**Given task:** Report every line in the listing below where the string "this" shows up.

**Listing:**
---*---

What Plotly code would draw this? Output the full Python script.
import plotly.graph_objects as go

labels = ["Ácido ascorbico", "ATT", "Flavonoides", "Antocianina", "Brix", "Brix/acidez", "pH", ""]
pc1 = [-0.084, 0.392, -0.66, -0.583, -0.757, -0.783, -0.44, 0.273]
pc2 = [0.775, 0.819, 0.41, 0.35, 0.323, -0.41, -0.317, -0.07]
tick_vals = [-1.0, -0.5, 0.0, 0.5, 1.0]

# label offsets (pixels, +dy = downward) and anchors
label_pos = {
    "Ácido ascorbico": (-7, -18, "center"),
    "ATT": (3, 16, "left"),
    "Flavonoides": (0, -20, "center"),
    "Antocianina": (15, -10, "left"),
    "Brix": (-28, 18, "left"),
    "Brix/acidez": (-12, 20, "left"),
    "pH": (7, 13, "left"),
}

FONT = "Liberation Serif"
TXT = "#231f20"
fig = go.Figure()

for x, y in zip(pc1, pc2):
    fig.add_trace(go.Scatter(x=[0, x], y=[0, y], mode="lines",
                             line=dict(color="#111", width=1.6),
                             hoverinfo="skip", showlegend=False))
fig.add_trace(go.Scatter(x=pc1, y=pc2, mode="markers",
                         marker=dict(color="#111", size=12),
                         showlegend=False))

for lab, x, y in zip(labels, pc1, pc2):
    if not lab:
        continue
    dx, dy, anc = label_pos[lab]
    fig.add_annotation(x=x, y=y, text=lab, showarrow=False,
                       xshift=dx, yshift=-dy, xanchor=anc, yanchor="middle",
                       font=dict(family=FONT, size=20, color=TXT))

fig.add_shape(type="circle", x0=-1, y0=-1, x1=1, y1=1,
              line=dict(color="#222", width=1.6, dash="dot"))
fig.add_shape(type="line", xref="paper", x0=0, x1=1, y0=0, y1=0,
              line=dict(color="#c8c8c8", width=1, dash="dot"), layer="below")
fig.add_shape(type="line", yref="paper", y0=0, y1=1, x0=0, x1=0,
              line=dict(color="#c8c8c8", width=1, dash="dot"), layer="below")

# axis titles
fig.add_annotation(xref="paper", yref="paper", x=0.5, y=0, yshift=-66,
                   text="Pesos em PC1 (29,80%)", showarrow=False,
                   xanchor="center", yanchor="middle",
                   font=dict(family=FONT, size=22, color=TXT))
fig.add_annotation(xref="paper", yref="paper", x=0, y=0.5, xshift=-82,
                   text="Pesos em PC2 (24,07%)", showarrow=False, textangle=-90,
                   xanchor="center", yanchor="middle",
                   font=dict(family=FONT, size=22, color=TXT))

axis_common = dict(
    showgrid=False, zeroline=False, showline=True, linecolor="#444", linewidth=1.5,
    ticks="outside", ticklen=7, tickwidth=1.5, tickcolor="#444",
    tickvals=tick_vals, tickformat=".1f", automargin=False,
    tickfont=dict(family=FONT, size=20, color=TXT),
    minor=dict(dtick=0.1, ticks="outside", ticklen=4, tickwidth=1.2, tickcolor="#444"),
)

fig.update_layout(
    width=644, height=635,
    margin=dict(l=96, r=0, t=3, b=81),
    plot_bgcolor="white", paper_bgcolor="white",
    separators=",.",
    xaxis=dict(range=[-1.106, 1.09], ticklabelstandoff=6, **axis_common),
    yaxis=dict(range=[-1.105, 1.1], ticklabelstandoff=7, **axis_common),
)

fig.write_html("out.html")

---*---

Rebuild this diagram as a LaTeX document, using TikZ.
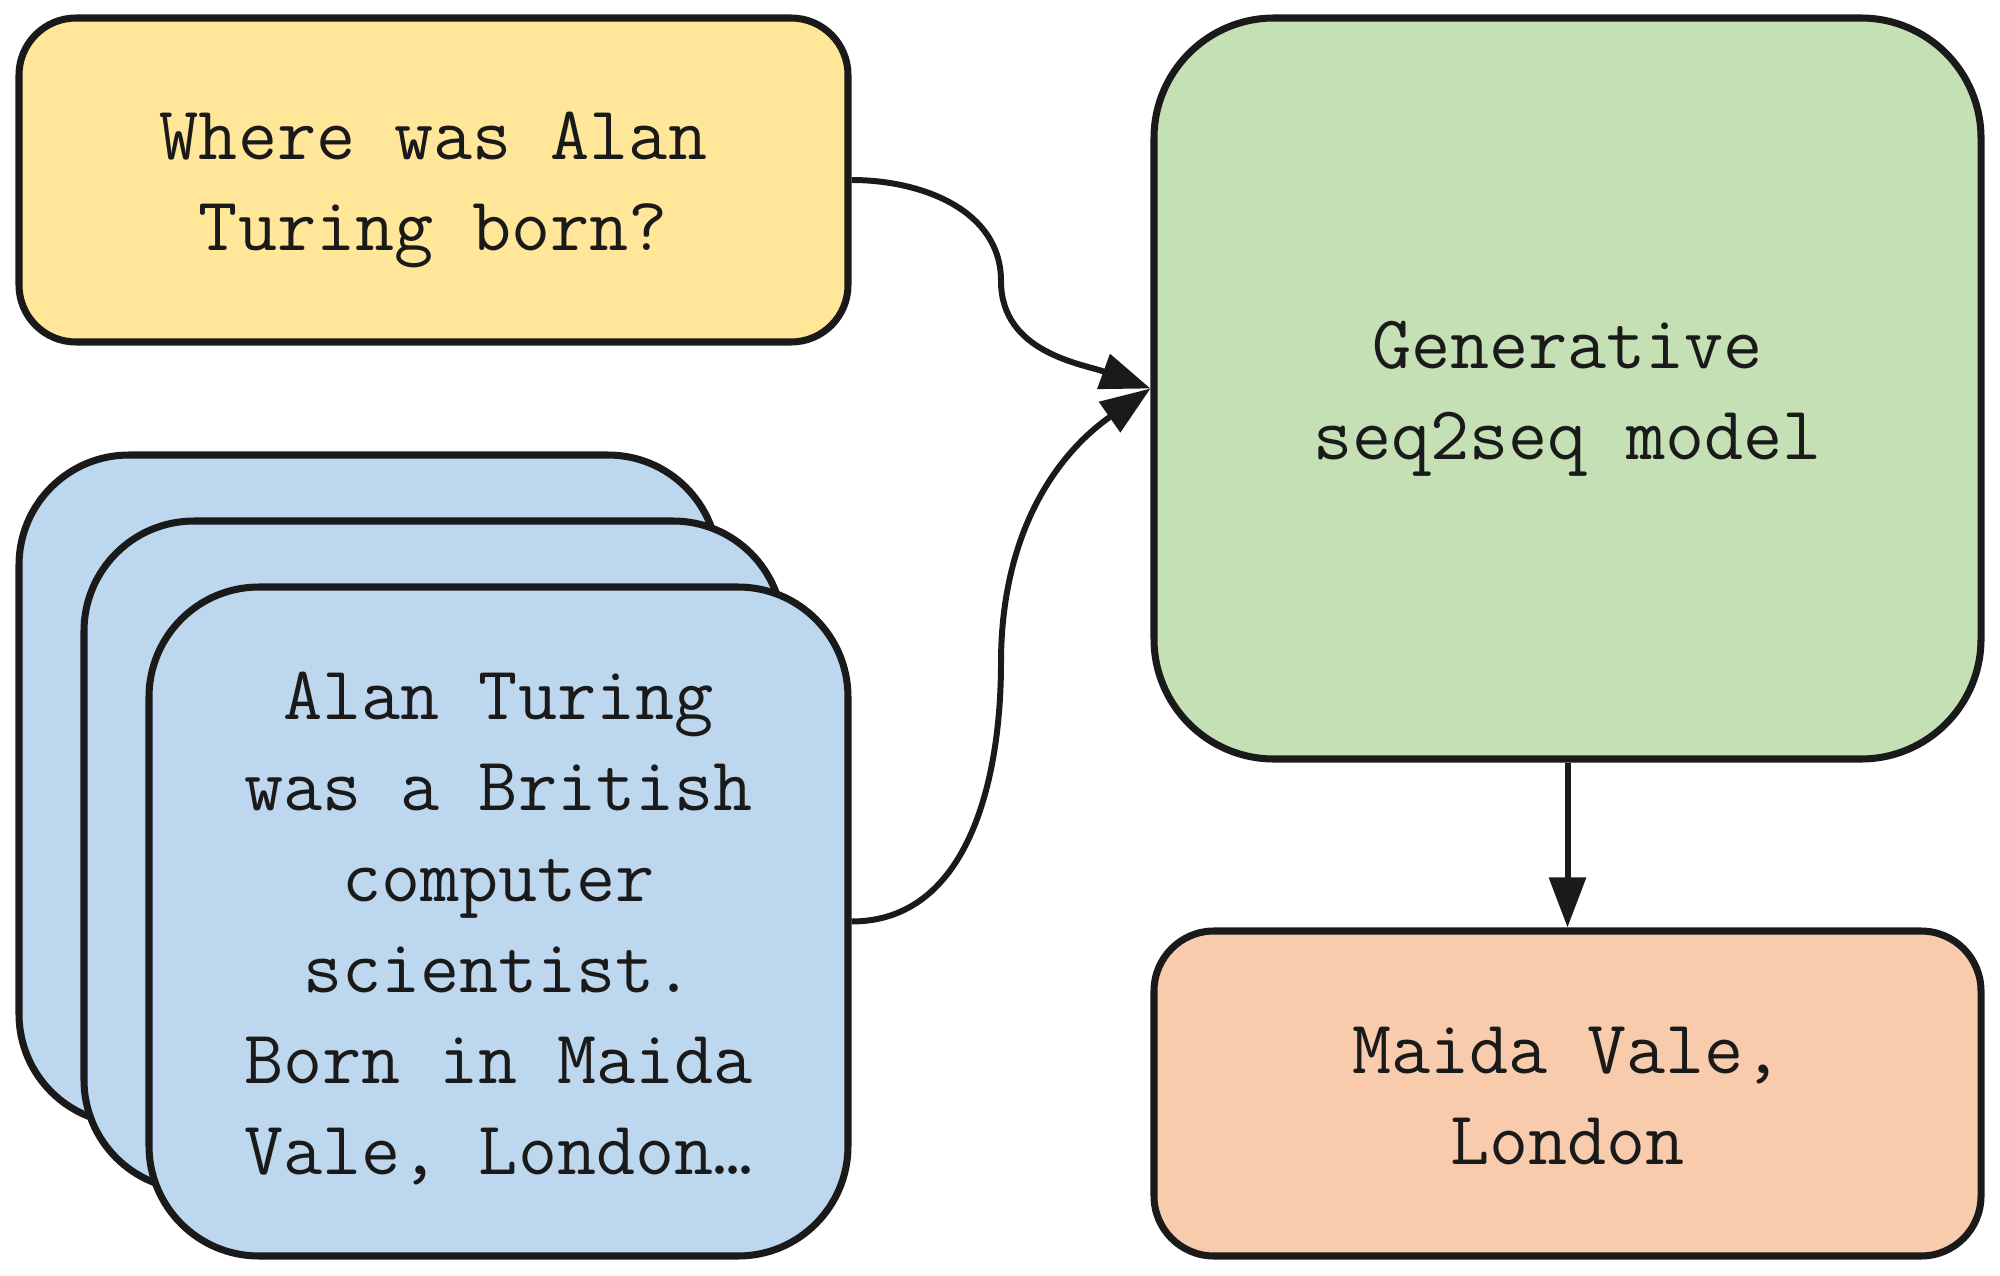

---*---

**Solved problem:**
What Plotly code would draw this? Output the full Python script.
Rebuild this diagram as a LaTeX document, using TikZ.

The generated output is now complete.